**SHORT PROBLEM:** Print exactly the lines running from the one that holds "Rebuild this chart" through the one that holds "Chart.register(...registerables);", please, and leave the pictures out.

**EXTRACTED RECORDS:**

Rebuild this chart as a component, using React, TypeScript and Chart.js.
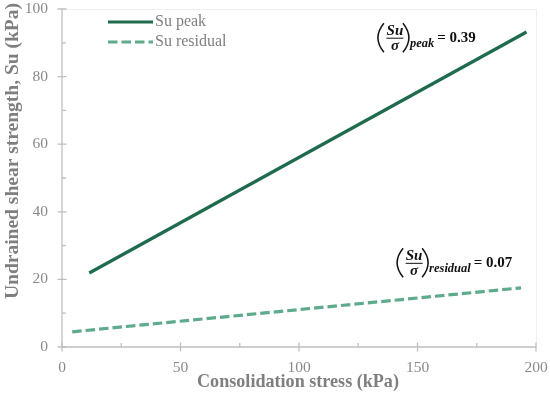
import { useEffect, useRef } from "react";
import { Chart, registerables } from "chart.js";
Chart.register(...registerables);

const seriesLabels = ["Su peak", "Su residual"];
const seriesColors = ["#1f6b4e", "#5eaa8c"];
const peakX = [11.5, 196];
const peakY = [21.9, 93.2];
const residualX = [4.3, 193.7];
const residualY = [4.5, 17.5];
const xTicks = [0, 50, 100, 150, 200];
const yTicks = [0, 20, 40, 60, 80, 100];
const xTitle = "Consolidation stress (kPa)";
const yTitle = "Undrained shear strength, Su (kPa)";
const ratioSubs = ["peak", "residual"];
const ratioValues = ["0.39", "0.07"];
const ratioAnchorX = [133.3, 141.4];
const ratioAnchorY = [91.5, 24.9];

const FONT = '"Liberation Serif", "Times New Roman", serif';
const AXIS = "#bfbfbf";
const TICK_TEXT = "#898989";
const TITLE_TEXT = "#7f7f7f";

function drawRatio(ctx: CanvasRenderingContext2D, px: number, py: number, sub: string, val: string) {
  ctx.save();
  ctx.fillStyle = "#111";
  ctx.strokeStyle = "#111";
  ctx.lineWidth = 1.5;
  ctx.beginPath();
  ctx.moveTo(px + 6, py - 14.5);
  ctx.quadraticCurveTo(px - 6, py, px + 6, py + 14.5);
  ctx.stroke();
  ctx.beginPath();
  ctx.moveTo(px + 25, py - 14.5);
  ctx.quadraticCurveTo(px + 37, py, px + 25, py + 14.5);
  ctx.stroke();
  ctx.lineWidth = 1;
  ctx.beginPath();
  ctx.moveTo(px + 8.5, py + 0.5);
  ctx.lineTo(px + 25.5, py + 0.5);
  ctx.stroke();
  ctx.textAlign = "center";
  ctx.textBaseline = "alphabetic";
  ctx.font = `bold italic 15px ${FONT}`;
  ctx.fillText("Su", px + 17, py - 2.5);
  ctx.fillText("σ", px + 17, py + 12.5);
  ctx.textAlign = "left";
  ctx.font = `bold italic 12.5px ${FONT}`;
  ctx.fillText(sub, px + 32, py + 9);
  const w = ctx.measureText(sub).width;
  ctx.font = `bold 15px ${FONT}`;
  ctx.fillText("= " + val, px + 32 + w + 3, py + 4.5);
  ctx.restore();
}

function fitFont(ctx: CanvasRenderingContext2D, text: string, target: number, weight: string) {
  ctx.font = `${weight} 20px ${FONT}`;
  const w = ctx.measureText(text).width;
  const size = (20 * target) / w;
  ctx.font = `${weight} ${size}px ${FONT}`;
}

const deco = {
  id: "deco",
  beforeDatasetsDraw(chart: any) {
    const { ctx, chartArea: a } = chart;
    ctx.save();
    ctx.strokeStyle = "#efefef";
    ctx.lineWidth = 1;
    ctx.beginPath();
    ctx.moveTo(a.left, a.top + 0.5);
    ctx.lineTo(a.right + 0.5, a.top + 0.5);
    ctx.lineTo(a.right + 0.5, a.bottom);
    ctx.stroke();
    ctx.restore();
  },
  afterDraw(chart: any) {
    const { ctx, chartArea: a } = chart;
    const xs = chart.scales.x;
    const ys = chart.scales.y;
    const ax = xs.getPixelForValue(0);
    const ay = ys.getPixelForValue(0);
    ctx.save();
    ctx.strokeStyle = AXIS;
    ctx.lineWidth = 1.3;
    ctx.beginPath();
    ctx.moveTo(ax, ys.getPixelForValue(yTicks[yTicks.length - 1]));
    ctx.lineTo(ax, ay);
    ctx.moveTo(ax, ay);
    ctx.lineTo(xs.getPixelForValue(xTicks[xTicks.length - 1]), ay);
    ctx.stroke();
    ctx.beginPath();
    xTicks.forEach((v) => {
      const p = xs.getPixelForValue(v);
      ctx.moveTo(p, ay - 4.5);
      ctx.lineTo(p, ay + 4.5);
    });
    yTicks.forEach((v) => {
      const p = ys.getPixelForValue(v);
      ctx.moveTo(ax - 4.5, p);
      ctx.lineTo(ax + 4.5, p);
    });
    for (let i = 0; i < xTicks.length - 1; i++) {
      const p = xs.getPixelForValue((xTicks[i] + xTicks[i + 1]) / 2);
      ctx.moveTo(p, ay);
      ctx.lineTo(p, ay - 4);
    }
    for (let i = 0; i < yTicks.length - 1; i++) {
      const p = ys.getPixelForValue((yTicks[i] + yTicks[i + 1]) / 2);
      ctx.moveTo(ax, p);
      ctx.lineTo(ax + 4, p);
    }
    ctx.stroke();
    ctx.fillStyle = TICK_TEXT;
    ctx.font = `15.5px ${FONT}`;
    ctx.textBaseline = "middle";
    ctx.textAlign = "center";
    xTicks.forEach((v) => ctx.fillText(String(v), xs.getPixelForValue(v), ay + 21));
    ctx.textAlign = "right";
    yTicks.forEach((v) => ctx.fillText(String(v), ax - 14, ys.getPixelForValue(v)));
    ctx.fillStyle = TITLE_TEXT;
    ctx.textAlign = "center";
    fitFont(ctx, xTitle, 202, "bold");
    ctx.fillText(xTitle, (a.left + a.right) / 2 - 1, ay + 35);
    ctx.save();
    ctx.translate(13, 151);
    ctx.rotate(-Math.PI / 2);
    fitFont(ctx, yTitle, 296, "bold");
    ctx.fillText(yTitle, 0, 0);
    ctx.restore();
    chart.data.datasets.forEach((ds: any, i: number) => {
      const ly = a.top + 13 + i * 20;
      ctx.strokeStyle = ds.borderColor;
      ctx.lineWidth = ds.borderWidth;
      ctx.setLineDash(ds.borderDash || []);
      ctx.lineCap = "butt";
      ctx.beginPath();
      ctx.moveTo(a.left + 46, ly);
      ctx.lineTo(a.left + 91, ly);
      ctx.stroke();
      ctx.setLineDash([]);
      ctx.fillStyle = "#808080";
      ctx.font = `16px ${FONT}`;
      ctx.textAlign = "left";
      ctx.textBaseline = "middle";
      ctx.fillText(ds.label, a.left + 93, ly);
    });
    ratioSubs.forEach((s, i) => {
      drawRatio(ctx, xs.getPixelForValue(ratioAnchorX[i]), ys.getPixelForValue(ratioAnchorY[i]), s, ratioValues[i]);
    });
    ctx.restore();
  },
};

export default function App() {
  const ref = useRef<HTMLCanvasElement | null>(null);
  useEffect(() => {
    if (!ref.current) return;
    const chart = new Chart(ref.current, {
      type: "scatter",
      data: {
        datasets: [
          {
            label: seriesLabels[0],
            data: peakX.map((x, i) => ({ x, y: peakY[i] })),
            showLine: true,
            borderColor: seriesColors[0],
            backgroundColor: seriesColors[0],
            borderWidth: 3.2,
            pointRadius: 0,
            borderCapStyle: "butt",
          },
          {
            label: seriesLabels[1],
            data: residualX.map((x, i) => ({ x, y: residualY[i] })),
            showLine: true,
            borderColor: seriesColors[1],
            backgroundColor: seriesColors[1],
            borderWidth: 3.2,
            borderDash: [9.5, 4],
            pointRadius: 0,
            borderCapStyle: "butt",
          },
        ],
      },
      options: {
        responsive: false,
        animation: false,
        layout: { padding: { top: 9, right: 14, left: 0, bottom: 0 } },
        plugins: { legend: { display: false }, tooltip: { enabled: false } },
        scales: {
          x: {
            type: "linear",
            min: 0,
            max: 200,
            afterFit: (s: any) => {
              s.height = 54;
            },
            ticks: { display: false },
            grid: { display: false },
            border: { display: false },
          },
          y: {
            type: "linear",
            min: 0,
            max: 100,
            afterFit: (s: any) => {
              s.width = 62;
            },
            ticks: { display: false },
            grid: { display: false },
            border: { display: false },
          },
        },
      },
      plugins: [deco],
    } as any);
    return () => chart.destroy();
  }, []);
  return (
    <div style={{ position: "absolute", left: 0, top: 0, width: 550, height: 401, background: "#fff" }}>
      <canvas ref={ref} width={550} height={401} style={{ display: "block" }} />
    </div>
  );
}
==
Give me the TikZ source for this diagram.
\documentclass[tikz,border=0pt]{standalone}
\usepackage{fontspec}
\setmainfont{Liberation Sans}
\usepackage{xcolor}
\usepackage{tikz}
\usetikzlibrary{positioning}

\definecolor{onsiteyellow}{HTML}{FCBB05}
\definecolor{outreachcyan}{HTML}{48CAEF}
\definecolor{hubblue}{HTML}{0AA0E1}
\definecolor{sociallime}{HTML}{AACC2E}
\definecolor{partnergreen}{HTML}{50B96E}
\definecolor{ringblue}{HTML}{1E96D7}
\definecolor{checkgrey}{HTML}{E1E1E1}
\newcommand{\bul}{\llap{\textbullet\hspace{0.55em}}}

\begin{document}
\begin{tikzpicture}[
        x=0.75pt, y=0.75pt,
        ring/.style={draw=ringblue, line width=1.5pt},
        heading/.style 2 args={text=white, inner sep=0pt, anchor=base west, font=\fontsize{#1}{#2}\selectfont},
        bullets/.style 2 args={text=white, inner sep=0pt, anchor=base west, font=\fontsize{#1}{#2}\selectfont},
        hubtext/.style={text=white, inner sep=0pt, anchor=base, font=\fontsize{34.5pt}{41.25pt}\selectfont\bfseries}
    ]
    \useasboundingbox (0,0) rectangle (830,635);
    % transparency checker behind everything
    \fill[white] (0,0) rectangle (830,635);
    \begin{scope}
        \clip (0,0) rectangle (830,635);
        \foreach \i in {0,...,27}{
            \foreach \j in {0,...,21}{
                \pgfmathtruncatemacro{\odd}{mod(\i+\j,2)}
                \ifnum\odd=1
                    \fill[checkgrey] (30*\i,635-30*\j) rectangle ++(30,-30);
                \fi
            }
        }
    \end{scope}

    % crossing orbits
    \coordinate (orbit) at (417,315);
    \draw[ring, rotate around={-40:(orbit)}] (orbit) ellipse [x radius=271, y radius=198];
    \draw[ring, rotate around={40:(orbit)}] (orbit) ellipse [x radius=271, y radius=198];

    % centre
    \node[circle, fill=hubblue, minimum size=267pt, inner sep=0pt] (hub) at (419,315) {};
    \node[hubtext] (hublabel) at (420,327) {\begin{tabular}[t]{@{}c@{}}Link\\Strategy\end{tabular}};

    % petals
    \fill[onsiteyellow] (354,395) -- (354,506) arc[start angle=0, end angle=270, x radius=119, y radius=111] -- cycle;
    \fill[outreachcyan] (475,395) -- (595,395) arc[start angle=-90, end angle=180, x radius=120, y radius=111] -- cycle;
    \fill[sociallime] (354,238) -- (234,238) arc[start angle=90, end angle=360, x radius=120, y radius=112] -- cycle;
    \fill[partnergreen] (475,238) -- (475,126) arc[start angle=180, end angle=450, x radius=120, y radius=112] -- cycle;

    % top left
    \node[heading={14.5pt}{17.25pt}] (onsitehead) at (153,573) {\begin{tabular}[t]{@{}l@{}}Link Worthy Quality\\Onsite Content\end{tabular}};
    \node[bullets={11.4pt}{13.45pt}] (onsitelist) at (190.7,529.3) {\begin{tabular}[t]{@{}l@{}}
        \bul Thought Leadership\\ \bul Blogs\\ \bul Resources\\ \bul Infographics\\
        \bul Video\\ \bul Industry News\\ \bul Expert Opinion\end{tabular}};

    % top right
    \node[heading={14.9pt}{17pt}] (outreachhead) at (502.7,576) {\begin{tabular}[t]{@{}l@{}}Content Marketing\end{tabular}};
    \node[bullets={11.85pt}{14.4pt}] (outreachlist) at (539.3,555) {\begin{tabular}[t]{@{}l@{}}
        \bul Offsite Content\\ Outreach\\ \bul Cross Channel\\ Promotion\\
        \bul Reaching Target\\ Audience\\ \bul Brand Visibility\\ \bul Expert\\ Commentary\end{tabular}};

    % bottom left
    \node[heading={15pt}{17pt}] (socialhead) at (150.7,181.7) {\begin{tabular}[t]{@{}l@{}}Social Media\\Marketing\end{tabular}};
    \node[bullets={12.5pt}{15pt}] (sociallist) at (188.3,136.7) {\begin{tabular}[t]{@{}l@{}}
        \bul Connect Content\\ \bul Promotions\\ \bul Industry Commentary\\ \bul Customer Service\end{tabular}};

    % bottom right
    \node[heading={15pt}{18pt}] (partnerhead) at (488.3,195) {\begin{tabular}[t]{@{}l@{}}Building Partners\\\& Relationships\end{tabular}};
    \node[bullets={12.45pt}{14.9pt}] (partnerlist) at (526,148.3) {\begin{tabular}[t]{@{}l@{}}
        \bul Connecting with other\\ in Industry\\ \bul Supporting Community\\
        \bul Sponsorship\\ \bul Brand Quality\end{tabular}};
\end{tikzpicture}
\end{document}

**SOLUTION FOR THIS EXERCISE:**
Rebuild this chart as a component, using React, TypeScript and Chart.js.
import { useEffect, useRef } from "react";
import { Chart, registerables } from "chart.js";
Chart.register(...registerables);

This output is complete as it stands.